Covid closures hit Dartmouth restaurants
Covid has claimed another casualty in Dartmouth: Padanaram’s popular Sail Loft restaurant has closed its doors as of Nov. 1 due to pandemic restrictions on indoor and outdoor dining.
The restaurant joins the ranks of other indefinitely closed establishments like Buster’s Bar and Grill, which has yet to reopen after a summer hiatus, and the permanently closed Duke’s Bakery, both on State Road.
“With all the Covid regulations, it just made it impossible to do the sales we needed to stay open,” said Sail Loft owner Joe Sauro of Wareham, adding that the restaurant has been there for eight years. “It certainly is a sad state of affairs.”
Managing partner Hunt Latham said that due to limitations on bar seating, indoor dining, and even restrictions on the number of patio tables, the owners made the choice to walk away indefinitely.
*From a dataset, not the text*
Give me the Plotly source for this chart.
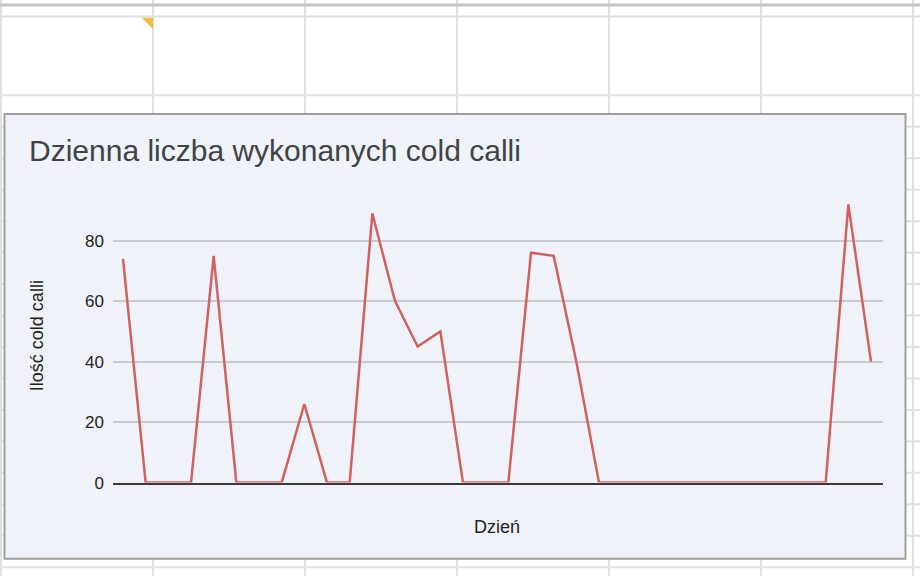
import plotly.graph_objects as go

# ---------------- data ----------------
days = list(range(1, 35))
calls = [74, 0, 0, 0, 75, 0, 0, 0, 26, 0, 0, 89, 60, 45, 50, 0, 0, 0, 76, 75, 40,
         0, 0, 0, 0, 0, 0, 0, 0, 0, 0, 0, 92, 40]
y_ticks = [0, 20, 40, 60, 80]

title_text = "Dzienna liczba wykonanych cold calli"
x_title = "Dzień"
y_title = "Ilość cold calli"

W, H = 920, 586


def px(x):
    return x / W


def py(y):
    return (H - y) / H


shapes = []
grid_col = "#e0e0e0"
# spreadsheet column lines
for xv in [1, 153, 305, 457, 609, 761, 913]:
    shapes.append(dict(type="line", xref="paper", yref="paper", x0=px(xv), x1=px(xv),
                       y0=0, y1=1, line=dict(color=grid_col, width=2), layer="below"))
# spreadsheet row lines
rows = [16.7] + [97 + 32 * k for k in range(16)]
for yv in rows:
    shapes.append(dict(type="line", xref="paper", yref="paper", x0=0, x1=1,
                       y0=py(yv), y1=py(yv), line=dict(color=grid_col, width=2), layer="below"))
# thicker header line at top
shapes.append(dict(type="line", xref="paper", yref="paper", x0=0, x1=1,
                   y0=py(5), y1=py(5), line=dict(color="#c4c4c4", width=3), layer="below"))
# yellow corner marker
tri = f"M {px(141.5)} {py(18)} L {px(153)} {py(18)} L {px(153)} {py(29.5)} Z"
shapes.append(dict(type="path", xref="paper", yref="paper", path=tri,
                   fillcolor="#f4bf45", line=dict(width=0), layer="below"))
# chart box
shapes.append(dict(type="rect", xref="paper", yref="paper",
                   x0=px(4.5), x1=px(905.5), y0=py(568.5), y1=py(116),
                   fillcolor="#eff2f8", line=dict(color="#9e9e9e", width=2), layer="below"))

fig = go.Figure()
fig.add_trace(go.Scatter(
    x=days, y=calls, mode="lines",
    line=dict(color="#d2605d", width=2.5),
    hoverinfo="x+y", showlegend=False,
))

fig.update_layout(
    width=W, height=H,
    margin=dict(l=0, r=0, t=0, b=0),
    paper_bgcolor="white",
    plot_bgcolor="rgba(0,0,0,0)",
    font=dict(family="Liberation Sans, Arial, sans-serif", color="#222222"),
    shapes=shapes,
    xaxis=dict(
        domain=[px(113), px(883)],
        range=[0.5588, 34.529],
        showgrid=False, zeroline=False,
        showticklabels=False, ticks="",
        showline=True, linecolor="#3a3a3a", linewidth=1.5,
        fixedrange=True,
    ),
    yaxis=dict(
        domain=[py(491), py(191)],
        range=[0, 97.5],
        tickvals=y_ticks,
        ticktext=[str(v) for v in y_ticks],
        showgrid=True, gridcolor="#c8cacf", gridwidth=1.5,
        zeroline=False, showline=False, ticks="",
        tickfont=dict(size=17, color="#222222"),
        ticklabelstandoff=8,
        fixedrange=True,
    ),
    annotations=[
        dict(text=title_text, xref="paper", yref="paper", x=px(27), y=py(153),
             xanchor="left", yanchor="middle", showarrow=False,
             font=dict(size=30, color="#404346")),
        dict(text=x_title, xref="paper", yref="paper", x=px(497), y=py(535.7),
             xanchor="center", yanchor="middle", showarrow=False,
             font=dict(size=18, color="#222222")),
        dict(text=y_title, xref="paper", yref="paper", x=px(37), y=py(342),
             xanchor="center", yanchor="middle", showarrow=False, textangle=-90,
             font=dict(size=18, color="#222222")),
    ],
)

fig.write_html(
    "out.html",
    config={"displayModeBar": False},
    post_script="document.body.style.margin='0';document.body.style.overflow='hidden';",
)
“We’re down to six tables in the dining room,” he said. “We can spend six months or so trying to break even. But going into the winter…we’re just packing it in.”
“Winter has never really been a profitable time for us,” he explained. “It’s really more about being the neighborhood bar, the Cheers of the community.”
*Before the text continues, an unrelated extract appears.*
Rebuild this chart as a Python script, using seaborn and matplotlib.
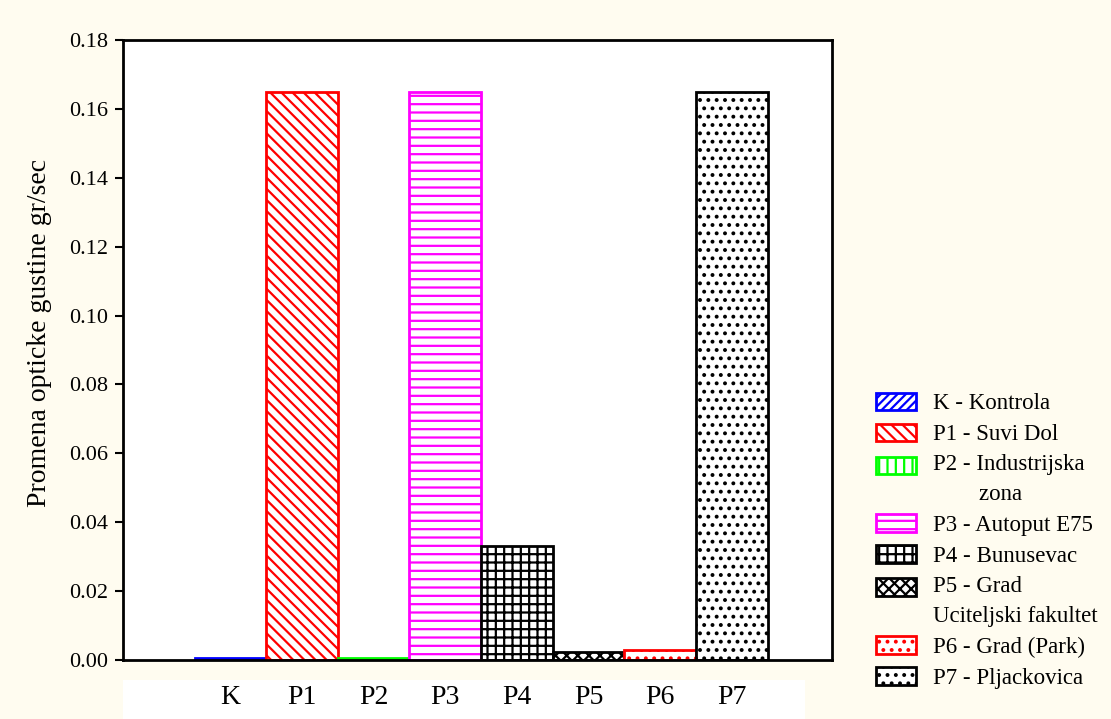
import numpy as np
import pandas as pd
import matplotlib
matplotlib.use("Agg")
from matplotlib import pyplot as plt
from matplotlib.patches import Patch, Rectangle
from matplotlib.legend_handler import HandlerPatch
import seaborn as sns

# data
categories = ['K', 'P1', 'P2', 'P3', 'P4', 'P5', 'P6', 'P7']
values = [0.0005, 0.165, 0.0006, 0.165, 0.033, 0.0022, 0.0028, 0.165]
legend_labels = ['K - Kontrola', 'P1 - Suvi Dol', 'P2 - Industrijska\n        zona',
                 'P3 - Autoput E75', 'P4 - Bunusevac', 'P5 - Grad\nUciteljski fakultet',
                 'P6 - Grad (Park)', 'P7 - Pljackovica']
edge_colors = ['#0000ff', '#ff0000', '#00ff00', '#ff00ff', '#000000', '#000000', '#ff0000', '#000000']
hatches = ['////', '\\\\\\', '||', '--', '++', 'xxx', '..', '..']
yticks = [0.00, 0.02, 0.04, 0.06, 0.08, 0.10, 0.12, 0.14, 0.16, 0.18]


class TopHandler(HandlerPatch):
    # legend box lifted up to sit next to the first line of a two-line label
    def __init__(self, shift=0, **kw):
        super().__init__(**kw)
        self.shift = shift

    def create_artists(self, legend, orig_handle, xdescent, ydescent, width, height, fontsize, trans):
        p = Rectangle((-xdescent, -ydescent + self.shift), width, height)
        self.update_prop(p, orig_handle, legend)
        p.set_transform(trans)
        return [p]


sns.set_style('white')
plt.rcParams['font.family'] = ['Liberation Serif', 'DejaVu Serif']
plt.rcParams['hatch.linewidth'] = 1.6
plt.rcParams['text.color'] = 'black'
plt.rcParams['xtick.color'] = 'black'
plt.rcParams['ytick.color'] = 'black'

df = pd.DataFrame({'cat': categories, 'val': values})

fig = plt.figure(figsize=(11.11, 7.19), dpi=100, facecolor='#fffcf0')
# white box behind the category labels
fig.patches.append(Rectangle((123/1111, 0), (805-123)/1111, 1-680/719,
                             transform=fig.transFigure, facecolor='white', edgecolor='none', zorder=-5))
ax = fig.add_axes([123/1111, 1-660/719, (832-123)/1111, (660-40)/719])
ax.set_facecolor('white')

sns.barplot(data=df, x='cat', y='val', hue='cat', palette=edge_colors, legend=False,
            width=1.0, ax=ax, saturation=1)

for bar, ec, h in zip(ax.patches, edge_colors, hatches):
    bar.set_facecolor('white')
    bar.set_edgecolor(ec)
    bar.set_hatch(h)
    bar.set_linewidth(2)

ax.set_xlim(-1.5, 8.4)
ax.set_ylim(0, 0.18)
ax.set_yticks(yticks)
ax.set_yticklabels([f'{t:.2f}' for t in yticks], fontsize=16)
ax.tick_params(axis='y', direction='out', length=6, width=1.5, left=True, pad=5)
ax.tick_params(axis='x', length=0, labelsize=20, pad=18)
ax.set_xlabel('')
ax.set_ylabel('')
for s in ax.spines.values():
    s.set_linewidth(2)
    s.set_color('black')

fig.text(40/1111, 1-333/719, 'Promena opticke gustine gr/sec', rotation=90,
         ha='center', va='center', fontsize=20)

handles = [Patch(facecolor='white', edgecolor=c, hatch=h, linewidth=2)
           for c, h in zip(edge_colors, hatches)]
hmap = {hd: TopHandler(shift=10.5 if '\n' in lab else 0) for hd, lab in zip(handles, legend_labels)}
leg = fig.legend(handles, legend_labels, loc='upper left', bbox_to_anchor=(855/1111, 1-372/719),
                 frameon=False, fontsize=16.5, handlelength=1.75, handleheight=0.8,
                 labelspacing=0.4, handletextpad=0.75, handler_map=hmap)
for t in leg.get_texts():
    t.set_linespacing(1.55)

fig.savefig('out.png', dpi=100, facecolor=fig.get_facecolor())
And without full bar seating, Latham said, the restaurant couldn’t keep going.
“We’ll miss our customers quite a bit, but the hardest truth is that people are losing jobs,” he added. “It comes down to peoples’ livelihoods — that’s really the bottom line. That’s the hardest part.”
Latham went on to note that the property owner has been “very accommodating” and that if no other renters take the spot, the Sail Loft owners may reopen the restaurant in the spring.
“It’s possible,” Latham said. But right now, he stressed, “We just have no idea what it will look like.”
“It is overall a very difficult time for restaurants,” he added. “Anything could happen.”
A spokesperson for Buster’s Bar and Grill noted in an email that the restaurant will remain closed “until the rules allow us to have full seating in dining room and bar area.”
“We look forward to the time we can safely reopen and serve our fabulous Busters Fans,” the email finished.
Meanwhile the Thirsty Whale on Cove Road has reopened this week for the first time since closing in March.
Senior bartender Leah Rego said that the bar/restaurant took the decision to reopen when bar seating was allowed again.
After a soft opening and a slow start to the week, the outlook is uncertain, she noted.
When asked if the Covid restrictions — and the new 9:30 p.m. restaurant curfew put in place by Governor Baker on Nov. 6 — would affect the business, Rego said, “We’re gonna try not to let it.”
“We’re kind of just playing it by ear and seeing what happens,” she added.